- **Available data**
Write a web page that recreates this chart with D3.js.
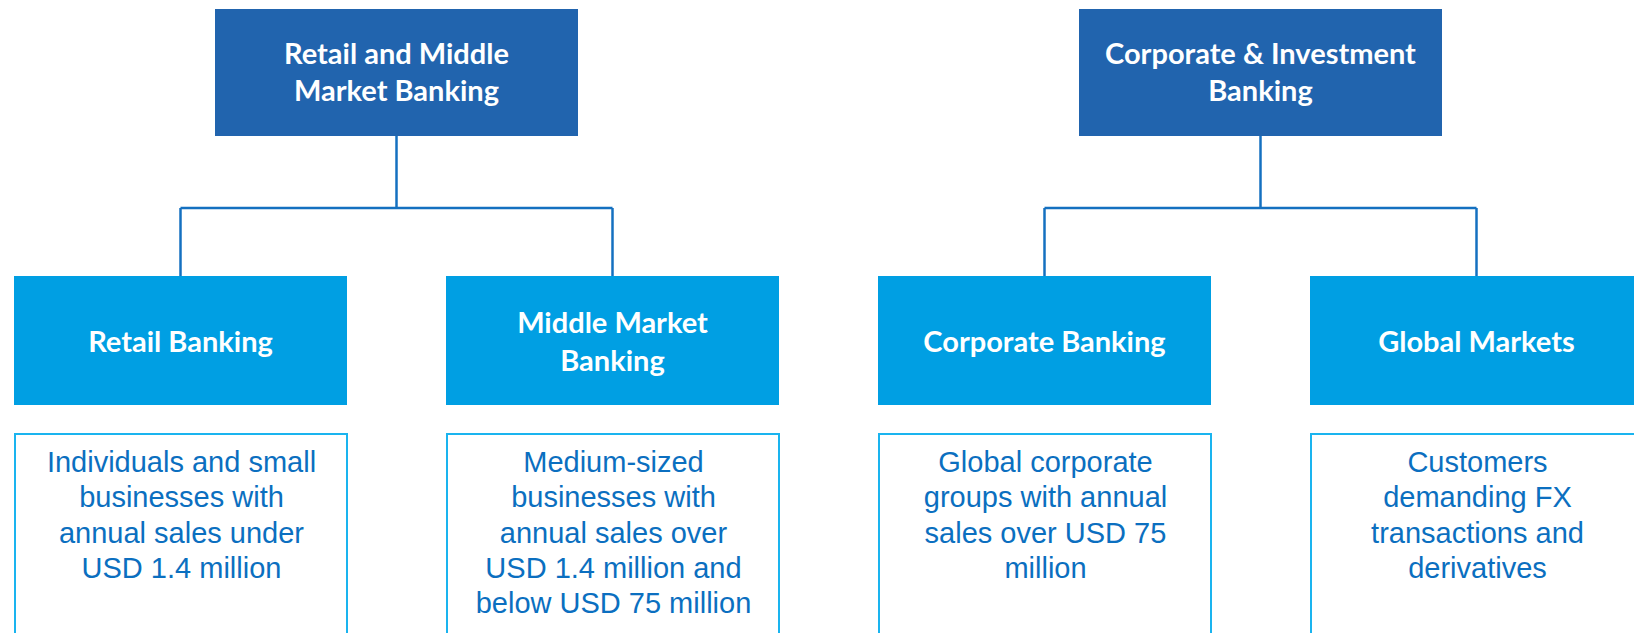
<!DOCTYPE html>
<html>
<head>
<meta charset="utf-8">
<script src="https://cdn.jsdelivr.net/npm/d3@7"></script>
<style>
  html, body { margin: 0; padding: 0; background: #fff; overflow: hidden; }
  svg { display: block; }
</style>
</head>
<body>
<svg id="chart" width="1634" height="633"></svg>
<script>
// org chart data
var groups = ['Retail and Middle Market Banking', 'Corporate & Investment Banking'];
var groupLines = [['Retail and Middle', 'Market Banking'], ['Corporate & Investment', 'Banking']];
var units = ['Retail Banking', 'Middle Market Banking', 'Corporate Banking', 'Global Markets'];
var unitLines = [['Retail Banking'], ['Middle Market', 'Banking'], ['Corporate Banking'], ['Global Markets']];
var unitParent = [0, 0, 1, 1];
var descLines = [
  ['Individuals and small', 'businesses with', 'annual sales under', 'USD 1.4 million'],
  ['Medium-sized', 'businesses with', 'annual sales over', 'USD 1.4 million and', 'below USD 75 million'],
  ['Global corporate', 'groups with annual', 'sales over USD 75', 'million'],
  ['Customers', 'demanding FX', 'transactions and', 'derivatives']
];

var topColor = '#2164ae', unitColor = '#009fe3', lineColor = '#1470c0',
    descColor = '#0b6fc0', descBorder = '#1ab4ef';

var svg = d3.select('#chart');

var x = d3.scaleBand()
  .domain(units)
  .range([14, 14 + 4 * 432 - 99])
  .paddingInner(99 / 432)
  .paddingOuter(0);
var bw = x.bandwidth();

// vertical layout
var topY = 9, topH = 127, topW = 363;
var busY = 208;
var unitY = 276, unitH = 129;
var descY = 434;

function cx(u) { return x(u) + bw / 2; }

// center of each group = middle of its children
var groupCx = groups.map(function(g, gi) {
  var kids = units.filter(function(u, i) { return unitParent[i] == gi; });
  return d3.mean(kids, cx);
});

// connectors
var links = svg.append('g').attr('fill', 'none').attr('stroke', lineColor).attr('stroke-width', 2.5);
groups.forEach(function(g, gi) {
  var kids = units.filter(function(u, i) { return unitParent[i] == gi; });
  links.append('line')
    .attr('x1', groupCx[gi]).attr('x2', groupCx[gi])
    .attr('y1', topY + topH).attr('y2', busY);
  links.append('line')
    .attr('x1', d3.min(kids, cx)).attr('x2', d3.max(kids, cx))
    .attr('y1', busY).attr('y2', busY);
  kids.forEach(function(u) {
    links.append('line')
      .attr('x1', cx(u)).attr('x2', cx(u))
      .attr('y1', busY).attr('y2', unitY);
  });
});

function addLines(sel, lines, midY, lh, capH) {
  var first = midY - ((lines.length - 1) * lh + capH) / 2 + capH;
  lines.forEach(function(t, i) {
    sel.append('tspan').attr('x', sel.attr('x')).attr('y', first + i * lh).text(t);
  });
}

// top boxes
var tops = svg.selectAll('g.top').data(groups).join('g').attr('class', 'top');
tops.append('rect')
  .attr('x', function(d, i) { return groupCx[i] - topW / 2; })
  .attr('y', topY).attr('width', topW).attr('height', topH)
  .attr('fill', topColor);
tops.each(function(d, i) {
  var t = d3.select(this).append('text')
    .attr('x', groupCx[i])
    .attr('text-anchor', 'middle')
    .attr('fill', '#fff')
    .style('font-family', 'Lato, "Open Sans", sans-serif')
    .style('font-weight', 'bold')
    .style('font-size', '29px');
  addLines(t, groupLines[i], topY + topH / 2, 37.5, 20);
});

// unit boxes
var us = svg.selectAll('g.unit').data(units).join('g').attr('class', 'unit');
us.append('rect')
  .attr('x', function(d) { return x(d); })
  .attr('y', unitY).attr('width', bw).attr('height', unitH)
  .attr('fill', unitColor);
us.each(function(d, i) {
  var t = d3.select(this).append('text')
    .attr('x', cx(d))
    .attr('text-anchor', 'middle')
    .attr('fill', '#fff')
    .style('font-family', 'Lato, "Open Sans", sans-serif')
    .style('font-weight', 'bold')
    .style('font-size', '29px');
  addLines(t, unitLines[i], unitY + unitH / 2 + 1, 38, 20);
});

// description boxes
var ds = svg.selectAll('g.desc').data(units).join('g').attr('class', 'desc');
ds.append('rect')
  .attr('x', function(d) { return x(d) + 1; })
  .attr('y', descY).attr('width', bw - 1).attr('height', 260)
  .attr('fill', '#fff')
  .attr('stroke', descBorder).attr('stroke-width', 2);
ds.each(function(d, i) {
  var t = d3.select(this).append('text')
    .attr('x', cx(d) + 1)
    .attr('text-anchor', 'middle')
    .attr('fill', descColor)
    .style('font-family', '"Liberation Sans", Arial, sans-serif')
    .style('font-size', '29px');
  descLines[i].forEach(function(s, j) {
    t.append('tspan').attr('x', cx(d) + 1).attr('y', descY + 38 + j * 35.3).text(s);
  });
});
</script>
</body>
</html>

- **Task details**
Return each line exactly as written. Any picture gets left out.

- **Answer to this problem**
Write a web page that recreates this chart with D3.js.
<!DOCTYPE html>
<html>
<head>
<meta charset="utf-8">
<script src="https://cdn.jsdelivr.net/npm/d3@7"></script>
<style>
  html, body { margin: 0; padding: 0; background: #fff; overflow: hidden; }
  svg { display: block; }
</style>
</head>
<body>
<svg id="chart" width="1634" height="633"></svg>
<script>
// org chart data
var groups = ['Retail and Middle Market Banking', 'Corporate & Investment Banking'];
var groupLines = [['Retail and Middle', 'Market Banking'], ['Corporate & Investment', 'Banking']];
var units = ['Retail Banking', 'Middle Market Banking', 'Corporate Banking', 'Global Markets'];
var unitLines = [['Retail Banking'], ['Middle Market', 'Banking'], ['Corporate Banking'], ['Global Markets']];
var unitParent = [0, 0, 1, 1];
var descLines = [
  ['Individuals and small', 'businesses with', 'annual sales under', 'USD 1.4 million'],
  ['Medium-sized', 'businesses with', 'annual sales over', 'USD 1.4 million and', 'below USD 75 million'],
  ['Global corporate', 'groups with annual', 'sales over USD 75', 'million'],
  ['Customers', 'demanding FX', 'transactions and', 'derivatives']
];

var topColor = '#2164ae', unitColor = '#009fe3', lineColor = '#1470c0',
    descColor = '#0b6fc0', descBorder = '#1ab4ef';

var svg = d3.select('#chart');

var x = d3.scaleBand()
  .domain(units)
  .range([14, 14 + 4 * 432 - 99])
  .paddingInner(99 / 432)
  .paddingOuter(0);
var bw = x.bandwidth();

// vertical layout
var topY = 9, topH = 127, topW = 363;
var busY = 208;
var unitY = 276, unitH = 129;
var descY = 434;

function cx(u) { return x(u) + bw / 2; }

// center of each group = middle of its children
var groupCx = groups.map(function(g, gi) {
  var kids = units.filter(function(u, i) { return unitParent[i] == gi; });
  return d3.mean(kids, cx);
});

// connectors
var links = svg.append('g').attr('fill', 'none').attr('stroke', lineColor).attr('stroke-width', 2.5);
groups.forEach(function(g, gi) {
  var kids = units.filter(function(u, i) { return unitParent[i] == gi; });
  links.append('line')
    .attr('x1', groupCx[gi]).attr('x2', groupCx[gi])
    .attr('y1', topY + topH).attr('y2', busY);
  links.append('line')
    .attr('x1', d3.min(kids, cx)).attr('x2', d3.max(kids, cx))
    .attr('y1', busY).attr('y2', busY);
  kids.forEach(function(u) {
    links.append('line')
      .attr('x1', cx(u)).attr('x2', cx(u))
      .attr('y1', busY).attr('y2', unitY);
  });
});

function addLines(sel, lines, midY, lh, capH) {
  var first = midY - ((lines.length - 1) * lh + capH) / 2 + capH;
  lines.forEach(function(t, i) {
    sel.append('tspan').attr('x', sel.attr('x')).attr('y', first + i * lh).text(t);
  });
}

// top boxes
var tops = svg.selectAll('g.top').data(groups).join('g').attr('class', 'top');
tops.append('rect')
  .attr('x', function(d, i) { return groupCx[i] - topW / 2; })
  .attr('y', topY).attr('width', topW).attr('height', topH)
  .attr('fill', topColor);
tops.each(function(d, i) {
  var t = d3.select(this).append('text')
    .attr('x', groupCx[i])
    .attr('text-anchor', 'middle')
    .attr('fill', '#fff')
    .style('font-family', 'Lato, "Open Sans", sans-serif')
    .style('font-weight', 'bold')
    .style('font-size', '29px');
  addLines(t, groupLines[i], topY + topH / 2, 37.5, 20);
});

// unit boxes
var us = svg.selectAll('g.unit').data(units).join('g').attr('class', 'unit');
us.append('rect')
  .attr('x', function(d) { return x(d); })
  .attr('y', unitY).attr('width', bw).attr('height', unitH)
  .attr('fill', unitColor);
us.each(function(d, i) {
  var t = d3.select(this).append('text')
    .attr('x', cx(d))
    .attr('text-anchor', 'middle')
    .attr('fill', '#fff')
    .style('font-family', 'Lato, "Open Sans", sans-serif')
    .style('font-weight', 'bold')
    .style('font-size', '29px');
  addLines(t, unitLines[i], unitY + unitH / 2 + 1, 38, 20);
});

// description boxes
var ds = svg.selectAll('g.desc').data(units).join('g').attr('class', 'desc');
ds.append('rect')
  .attr('x', function(d) { return x(d) + 1; })
  .attr('y', descY).attr('width', bw - 1).attr('height', 260)
  .attr('fill', '#fff')
  .attr('stroke', descBorder).attr('stroke-width', 2);
ds.each(function(d, i) {
  var t = d3.select(this).append('text')
    .attr('x', cx(d) + 1)
    .attr('text-anchor', 'middle')
    .attr('fill', descColor)
    .style('font-family', '"Liberation Sans", Arial, sans-serif')
    .style('font-size', '29px');
  descLines[i].forEach(function(s, j) {
    t.append('tspan').attr('x', cx(d) + 1).attr('y', descY + 38 + j * 35.3).text(s);
  });
});
</script>
</body>
</html>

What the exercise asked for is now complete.